Problem to work on | Skip the pictures. Transcribe the rest of the data below without changing a word.

Data lines |

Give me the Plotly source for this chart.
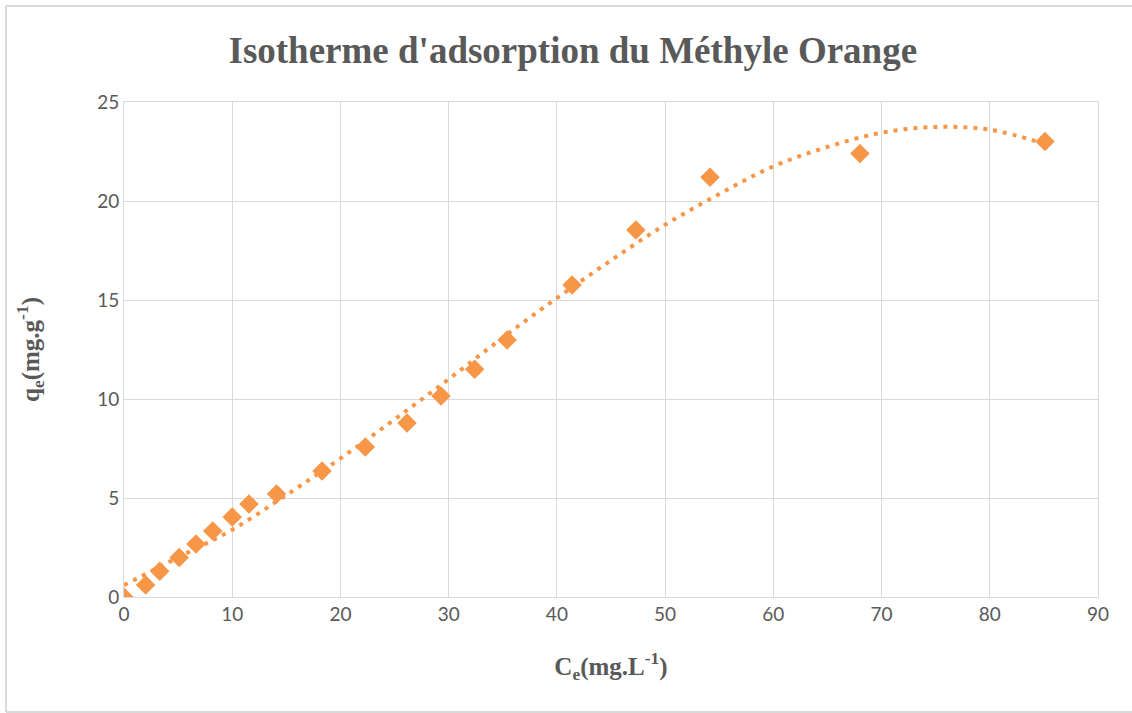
import plotly.graph_objects as go

# measured points (Ce, qe)
ce = [0, 2.0, 3.3, 5.1, 6.65, 8.2, 10.0, 11.55, 14.1, 18.3, 22.3, 26.15, 29.3,
      32.4, 35.4, 41.4, 47.3, 54.15, 68.0, 85.1]
qe = [0, 0.6, 1.3, 2.0, 2.68, 3.33, 4.04, 4.7, 5.2, 6.36, 7.58, 8.79, 10.15,
      11.5, 12.98, 15.76, 18.54, 21.2, 22.4, 23.0]

# trendline
trend_x = [0, 5, 10, 15, 20, 25, 30, 35, 40, 45, 50, 55, 60, 65, 70, 75, 80, 85]
trend_y = [0.6, 2.0, 3.4, 5.15, 7.0, 8.97, 11.0, 13.1, 15.1, 17.0, 18.8, 20.35,
           21.75, 22.73, 23.45, 23.74, 23.6, 22.9]

orange = "#F79646"
grey_txt = "#595959"
grid = "#D9D9D9"

fig = go.Figure()
fig.add_trace(go.Scatter(
    x=trend_x, y=trend_y, mode="lines",
    line=dict(color=orange, width=4, dash="4px,6px", shape="spline"),
    hoverinfo="skip",
))
fig.add_trace(go.Scatter(
    x=ce, y=qe, mode="markers",
    marker=dict(symbol="diamond", size=15, color=orange),
))

fig.update_layout(
    width=1132, height=713,
    margin=dict(l=124, r=34, t=102, b=116),
    paper_bgcolor="white", plot_bgcolor="white",
    showlegend=False,
    title=dict(
        text="<b>Isotherme d'adsorption du Méthyle Orange</b>",
        x=0.506, xref="container", y=0.93, yanchor="middle",
        font=dict(family="Liberation Serif", size=37, color=grey_txt),
    ),
    font=dict(family="Lato", size=19, color=grey_txt),
)
fig.update_xaxes(
    range=[0, 90], dtick=10, showgrid=True, gridcolor=grid, gridwidth=1,
    showline=True, linecolor=grid, mirror=True, zeroline=False,
    ticks="", tickfont=dict(size=19, color=grey_txt),
    title=dict(text="<b>C<sub>e</sub>(mg.L<sup>-1</sup>)</b>",
               font=dict(family="Liberation Serif", size=25, color=grey_txt),
               standoff=33),
)
fig.update_yaxes(
    range=[0, 25], dtick=5, showgrid=True, gridcolor=grid, gridwidth=1,
    showline=True, linecolor=grid, mirror=True, zeroline=False,
    ticks="", tickfont=dict(size=19, color=grey_txt),
    title=dict(text="<b>q<sub>e</sub>(mg.g<sup>-1</sup>)</b>",
               font=dict(family="Liberation Serif", size=25, color=grey_txt),
               standoff=50),
)

# chart-area border: left, top and bottom edges only
left, right, bottom, top = -0.1211, 1.035, -0.2323, 1.194
for x0, y0, x1, y1 in [(left, bottom, left, top), (left, top, right, top),
                       (left, bottom, right, bottom)]:
    fig.add_shape(type="line", xref="paper", yref="paper",
                  x0=x0, y0=y0, x1=x1, y1=y1,
                  line=dict(color=grid, width=2), layer="below")

fig.write_html("out.html", config={"displayModeBar": False},
               post_script="document.body.style.margin='0';"
                           "document.body.style.overflow='hidden';")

Output for this exercise |
Give me the Plotly source for this chart.
import plotly.graph_objects as go

# measured points (Ce, qe)
ce = [0, 2.0, 3.3, 5.1, 6.65, 8.2, 10.0, 11.55, 14.1, 18.3, 22.3, 26.15, 29.3,
      32.4, 35.4, 41.4, 47.3, 54.15, 68.0, 85.1]
qe = [0, 0.6, 1.3, 2.0, 2.68, 3.33, 4.04, 4.7, 5.2, 6.36, 7.58, 8.79, 10.15,
      11.5, 12.98, 15.76, 18.54, 21.2, 22.4, 23.0]

# trendline
trend_x = [0, 5, 10, 15, 20, 25, 30, 35, 40, 45, 50, 55, 60, 65, 70, 75, 80, 85]
trend_y = [0.6, 2.0, 3.4, 5.15, 7.0, 8.97, 11.0, 13.1, 15.1, 17.0, 18.8, 20.35,
           21.75, 22.73, 23.45, 23.74, 23.6, 22.9]

orange = "#F79646"
grey_txt = "#595959"
grid = "#D9D9D9"

fig = go.Figure()
fig.add_trace(go.Scatter(
    x=trend_x, y=trend_y, mode="lines",
    line=dict(color=orange, width=4, dash="4px,6px", shape="spline"),
    hoverinfo="skip",
))
fig.add_trace(go.Scatter(
    x=ce, y=qe, mode="markers",
    marker=dict(symbol="diamond", size=15, color=orange),
))

fig.update_layout(
    width=1132, height=713,
    margin=dict(l=124, r=34, t=102, b=116),
    paper_bgcolor="white", plot_bgcolor="white",
    showlegend=False,
    title=dict(
        text="<b>Isotherme d'adsorption du Méthyle Orange</b>",
        x=0.506, xref="container", y=0.93, yanchor="middle",
        font=dict(family="Liberation Serif", size=37, color=grey_txt),
    ),
    font=dict(family="Lato", size=19, color=grey_txt),
)
fig.update_xaxes(
    range=[0, 90], dtick=10, showgrid=True, gridcolor=grid, gridwidth=1,
    showline=True, linecolor=grid, mirror=True, zeroline=False,
    ticks="", tickfont=dict(size=19, color=grey_txt),
    title=dict(text="<b>C<sub>e</sub>(mg.L<sup>-1</sup>)</b>",
               font=dict(family="Liberation Serif", size=25, color=grey_txt),
               standoff=33),
)
fig.update_yaxes(
    range=[0, 25], dtick=5, showgrid=True, gridcolor=grid, gridwidth=1,
    showline=True, linecolor=grid, mirror=True, zeroline=False,
    ticks="", tickfont=dict(size=19, color=grey_txt),
    title=dict(text="<b>q<sub>e</sub>(mg.g<sup>-1</sup>)</b>",
               font=dict(family="Liberation Serif", size=25, color=grey_txt),
               standoff=50),
)

# chart-area border: left, top and bottom edges only
left, right, bottom, top = -0.1211, 1.035, -0.2323, 1.194
for x0, y0, x1, y1 in [(left, bottom, left, top), (left, top, right, top),
                       (left, bottom, right, bottom)]:
    fig.add_shape(type="line", xref="paper", yref="paper",
                  x0=x0, y0=y0, x1=x1, y1=y1,
                  line=dict(color=grid, width=2), layer="below")

fig.write_html("out.html", config={"displayModeBar": False},
               post_script="document.body.style.margin='0';"
                           "document.body.style.overflow='hidden';")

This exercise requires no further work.